C’est avec des sentimens moins fiers que le discours de clôture effleure la question d’Irlande, toujours plus douloureuse et plus lourde pour l’Angleterre à mesure que les sacrifices se multiplient. Le rate in aid, cet impôt qui a été dans les derniers temps appliqué à l’Irlande, n’a réussi qu’à augmenter le désarroi des propriétaires et à aggraver, par suite, la misère des populations. C’est un spectacle déchirant et unique dans le monde que celui qui s’offrirait aux yeux de la reine, si elle consentait, dans le voyage qu’elle accomplit en ce moment à Dublin, à pénétrer un peu jusqu’au cœur du pays. M. Rœbuck, qui ne pèche point par tendresse, a eu beau dire récemment que l’Angleterre est lasse de jeter des millions dans cette sébile incessamment tendue ; les dons se renouvellent sous toutes les formes. Et comment échapper à cette nécessité ? Deux cent mille hommes fussent morts de faim l’année dernière, a-t-on dit, si l’argent de l’Angleterre ne fût intervenu. Si l’on en croyait M. Disraeli, l’Angleterre, de son côté, ne serait pas en voie de s’enrichir. Les réformes introduit par sir Robert Peel dans les tarifs auraient porté une funeste atteinte à la fortune publique.

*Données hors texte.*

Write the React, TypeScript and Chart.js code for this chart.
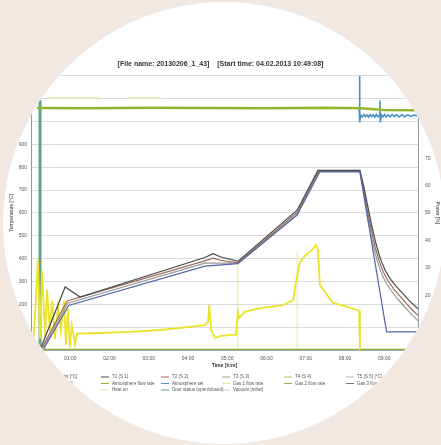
import React, { useEffect, useRef } from "react";
import { Chart, registerables } from "chart.js";

Chart.register(...registerables);
Chart.defaults.font.family = '"Liberation Sans", Arial, sans-serif';

// ---------- text ----------
const titleText = "[File name: 20130206_1_43]    [Start time: 04.02.2013 10:49:08]";
const timeTickLabels = ["", "01:00", "02:00", "03:00", "04:00", "05:00", "06:00", "07:00", "08:00", "09:00"];
const xTitle = "Time [h:m]";
const yLeftTitle = "Temperature [°C]";
const yRightTitle = "Power [%]";

// ---------- temperature series (hours, °C) ----------
const setpointHours = [0.32, 0.96, 4.43, 5.27, 6.78, 7.36, 8.38, 9.06, 9.86];
const setpointTemp = [5, 195, 367, 378, 590, 780, 780, 79, 79];

const t1Hours = [0.23, 0.87, 1.25, 4.43, 4.64, 4.82, 5.27, 6.78, 7.31, 8.38, 8.48, 8.58, 8.68, 8.79, 8.90, 9.02, 9.15, 9.30, 9.46, 9.64, 9.86];
const t1Temp = [0, 276, 232, 405, 422, 408, 388, 612, 786, 786, 715, 630, 545, 465, 400, 350, 312, 280, 250, 215, 180];

const t2Hours = [0.28, 0.92, 4.43, 4.64, 4.82, 5.27, 6.78, 7.33, 8.38, 8.47, 8.56, 8.66, 8.76, 8.87, 8.98, 9.10, 9.24, 9.40, 9.56, 9.72, 9.86];
const t2Temp = [10, 215, 390, 402, 393, 382, 602, 784, 784, 705, 620, 535, 455, 390, 340, 302, 268, 236, 204, 174, 152];

const t3Hours = [0.3, 0.94, 4.43, 5.27, 6.78, 7.35, 8.38, 8.46, 8.54, 8.63, 8.73, 8.83, 8.94, 9.06, 9.20, 9.36, 9.54, 9.70, 9.86];
const t3Temp = [8, 205, 380, 380, 595, 782, 782, 700, 615, 530, 450, 385, 330, 290, 255, 220, 185, 155, 128];

// ---------- percent series (hours, %) ----------
const powerHours = [0.05, 0.18, 0.23, 0.28, 0.36, 0.41, 0.48, 0.54, 0.61, 0.69, 0.76, 0.84, 0.89, 0.94, 0.99, 1.04, 1.12, 1.17, 1.76, 2.52, 3.29, 4.05, 4.43, 4.51, 4.54, 4.59, 4.69, 4.82, 5.07, 5.22, 5.27, 5.30, 5.45, 5.83, 6.42, 6.68, 6.75, 6.85, 6.98, 7.16, 7.26, 7.31, 7.36, 7.49, 7.69, 8.0, 8.31, 8.36, 8.38];
const powerValues = [0, 33, 4, 29, 5, 22, 7, 18, 4, 16, 7, 18, 2, 15, 1, 9, 2, 6, 6.2, 6.6, 7.3, 8.4, 9.1, 10.2, 16.4, 7.3, 4.4, 5.1, 5.5, 5.5, 13.9, 11.7, 13.9, 15.3, 16.4, 18.2, 24.8, 32, 34.3, 36.5, 38.3, 36.5, 23.7, 21.2, 17.2, 16, 14.6, 14, 0];

const flowHours = [0.15, 1.5, 3.0, 4.5, 6.0, 7.5, 8.38, 9.0, 9.86];
const flowValues = [88.3, 88.2, 88.4, 88.3, 88.2, 88.4, 88.2, 87.6, 87.5];

const atmoHours = [8.36, 8.37, 8.38, 8.40, 8.44, 8.48, 8.52, 8.56, 8.60, 8.64, 8.68, 8.72, 8.76, 8.80, 8.84, 8.88, 8.89, 8.90, 8.93, 8.97, 9.01, 9.05, 9.10, 9.15, 9.20, 9.26, 9.32, 9.38, 9.45, 9.52, 9.60, 9.68, 9.76, 9.86];
const atmoValues = [88, 100, 83, 85.6, 85.0, 85.9, 85.1, 85.8, 85.0, 85.9, 85.2, 85.8, 85.0, 85.9, 85.1, 85.7, 91, 83, 85.8, 85.1, 85.9, 85.0, 85.8, 85.1, 85.9, 85.2, 85.8, 85.0, 85.9, 85.1, 85.8, 85.2, 85.7, 85.4];

const gas1Hours = [0.4, 1.75, null, 2.5, 3.3];
const gas1Values = [92, 92, null, 92, 92];

const gas2Hours = [0, 9.86];
const gas2Values = [0, 0];

const markerHours = [5.27, 5.27, null, 6.78, 6.78, null, 8.38, 8.38];
const markerValues = [0, 32, null, 0, 36, null, 0, 15];

const doorHours = [0.23, 0.23];
const doorValues = [0, 1095];

// ---------- legend order ----------
const legendLabels = [
  "Setpoint [°C]", "T1 (S 1)", "T2 (S 2)", "T3 (S 3)", "T4 (S 4)", "T5 (S 5) [°C]",
  "Power [%]", "Atmosphere flow rate", "Atmosphere set", "Gas 1 flow rate", "Gas 2 flow rate", "Gas 3 flow",
  "Heat on", "Door status (open/closed)", "Vacuum [mbar]",
];

function pts(xs: (number | null)[], ys: (number | null)[]) {
  return xs.map((x, i) => ({ x: x as number, y: ys[i] as number }));
}

const photoFrame = {
  id: "photoFrame",
  beforeDraw(chart: any) {
    const { ctx, width, height } = chart;
    ctx.save();
    ctx.fillStyle = "#f1e9e1";
    ctx.fillRect(0, 0, width, height);
    ctx.beginPath();
    ctx.arc(224, 223, 221, 0, Math.PI * 2);
    ctx.fillStyle = "#ffffff";
    ctx.fill();
    ctx.clip();
  },
  afterDraw(chart: any) {
    const { ctx } = chart;
    const colX = [41, 101, 161, 222, 284, 346];
    const rowY = [377, 383.5, 390];
    ctx.save();
    ctx.font = '4.5px "Liberation Sans", Arial, sans-serif';
    ctx.textBaseline = "middle";
    ctx.textAlign = "left";
    chart.data.datasets.forEach((ds: any, i: number) => {
      let row: number, col: number;
      if (i < 12) {
        row = Math.floor(i / 6);
        col = i % 6;
      } else {
        row = 2;
        col = i - 12 + 1;
      }
      const x = colX[col];
      const y = rowY[row];
      ctx.strokeStyle = ds.borderColor;
      ctx.lineWidth = 1;
      ctx.beginPath();
      ctx.moveTo(x, y);
      ctx.lineTo(x + 8, y);
      ctx.stroke();
      ctx.fillStyle = "#555";
      ctx.fillText(ds.label, x + 11, y);
    });
    ctx.restore();
    ctx.restore();
  },
};

export default function App() {
  const ref = useRef<HTMLCanvasElement | null>(null);
  useEffect(() => {
    if (!ref.current) return;
    const base = { pointRadius: 0, fill: false, spanGaps: false, tension: 0 };
    const datasets: any[] = [
      { ...base, label: legendLabels[0], data: pts(setpointHours, setpointTemp), yAxisID: "y", borderColor: "#5565a8", borderWidth: 1.2 },
      { ...base, label: legendLabels[1], data: pts(t1Hours, t1Temp), yAxisID: "y", borderColor: "#4a4a4a", borderWidth: 1.2 },
      { ...base, label: legendLabels[2], data: pts(t2Hours, t2Temp), yAxisID: "y", borderColor: "#9b6a5c", borderWidth: 1.2 },
      { ...base, label: legendLabels[3], data: pts(t3Hours, t3Temp), yAxisID: "y", borderColor: "#9a9a9a", borderWidth: 1.2 },
      { ...base, label: legendLabels[4], data: [], yAxisID: "y", borderColor: "#c8b070", borderWidth: 1 },
      { ...base, label: legendLabels[5], data: [], yAxisID: "y", borderColor: "#b0b0b0", borderWidth: 1 },
      { ...base, label: legendLabels[6], data: pts(powerHours, powerValues), yAxisID: "y1", borderColor: "#ebe32a", borderWidth: 1.8 },
      { ...base, label: legendLabels[7], data: pts(flowHours, flowValues), yAxisID: "y1", borderColor: "#93b62a", borderWidth: 2.5 },
      { ...base, label: legendLabels[8], data: pts(atmoHours, atmoValues), yAxisID: "y1", borderColor: "#4a92c6", borderWidth: 1.6 },
      { ...base, label: legendLabels[9], data: pts(gas1Hours, gas1Values), yAxisID: "y1", borderColor: "#e4ea90", borderWidth: 1 },
      { ...base, label: legendLabels[10], data: pts(gas2Hours, gas2Values), yAxisID: "y1", borderColor: "#8ab33a", borderWidth: 2.5 },
      { ...base, label: legendLabels[11], data: [], yAxisID: "y1", borderColor: "#777777", borderWidth: 1 },
      { ...base, label: legendLabels[12], data: pts(markerHours, markerValues), yAxisID: "y1", borderColor: "rgba(225,228,120,0.8)", borderWidth: 1 },
      { ...base, label: legendLabels[13], data: pts(doorHours, doorValues), yAxisID: "y", borderColor: "#62a384", borderWidth: 3 },
      { ...base, label: legendLabels[14], data: [], yAxisID: "y", borderColor: "#cccccc", borderWidth: 1 },
    ];
    const tickFont = { size: 5 };
    const chart = new Chart(ref.current, {
      type: "line",
      data: { datasets },
      options: {
        animation: false,
        responsive: true,
        maintainAspectRatio: false,
        layout: { padding: { left: 0, right: 0, top: 0, bottom: 76 } },
        plugins: {
          legend: { display: false },
          tooltip: { enabled: false },
          title: {
            display: true,
            text: titleText,
            color: "#333",
            font: { size: 7, weight: "bold" },
            padding: { top: 59.5, bottom: 8 },
          },
        },
        scales: {
          x: {
            type: "linear",
            min: 0,
            max: 9.86,
            ticks: {
              stepSize: 1,
              includeBounds: false,
              autoSkip: false,
              maxRotation: 0,
              padding: 6,
              font: tickFont,
              color: "#555",
              callback: (v: any) => timeTickLabels[Math.round(Number(v))] ?? "",
            },
            grid: { display: false, drawTicks: false },
            border: { display: true, color: "#aaa" },
            title: { display: true, text: xTitle, color: "#333", font: { size: 5, weight: "bold" }, padding: 0 },
            afterFit: (s: any) => { s.height = 19; },
          },
          y: {
            position: "left",
            min: 0,
            max: 1200,
            ticks: { stepSize: 100, padding: 4, font: tickFont, color: "#555" },
            grid: { color: "#d2d2d2", lineWidth: 0.8, drawTicks: false },
            border: { display: true, color: "#999" },
            title: { display: true, text: yLeftTitle, color: "#333", font: { size: 5 }, padding: { top: 8.5, bottom: 0 } },
            afterFit: (s: any) => { s.width = 31; },
          },
          y1: {
            position: "right",
            min: 0,
            max: 100,
            ticks: { stepSize: 10, padding: 7, font: tickFont, color: "#555" },
            grid: { display: false, drawTicks: false },
            border: { display: true, color: "#999" },
            title: { display: true, text: yRightTitle, color: "#333", font: { size: 5 }, padding: { top: 1, bottom: 0 } },
            afterFit: (s: any) => { s.width = 23; },
          },
        },
      } as any,
      plugins: [photoFrame as any],
    });
    return () => chart.destroy();
  }, []);
  return (
    <div style={{ position: "absolute", left: 0, top: 0, width: 441, height: 445 }}>
      <canvas ref={ref} />
    </div>
  );
}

Cette thèse d’opposition, qui a donné lieu l’un des débats les plus brillans de l’année, enveloppait sir Robert Peel et le ministère dans une même critique. On a donc interrogé de part et d’autre la statistique. Les réductions de tarif opérées sur les objets de consommation populaire sont pour l’industrie anglaise des moyens de rivaliser plus avantageusement que jamais avec la concurrence étrangère sur tous les marchés du monde, et, quant aux réductions relatives aux produits manufacturés, elles ne favorisent que ceux qui sont bien complètement hors d’état de faire concurrence aux produits de l’industrie anglaise. Tels sont les deux points sur lesquels sir Robert a fait porter la défense de cette grande mesure par laquelle il a illustré sa dernière administration. Le ministère, secondé en cette circonstance par ce puissant allié, qui n’est plus guère séparé des whigs que par des souvenirs, a eu peu d’efforts à ajouter à ces considérations pour faire justice de la statistique de M. Disraeli. M. Disraeli, qui songeait très fort autrefois à être le promoteur d’un torysme poétisé qu’il appelait la jeune Angleterre, se consolera de cet échec en s’unissant de jour en jour plus étroitement avec le pur torysme.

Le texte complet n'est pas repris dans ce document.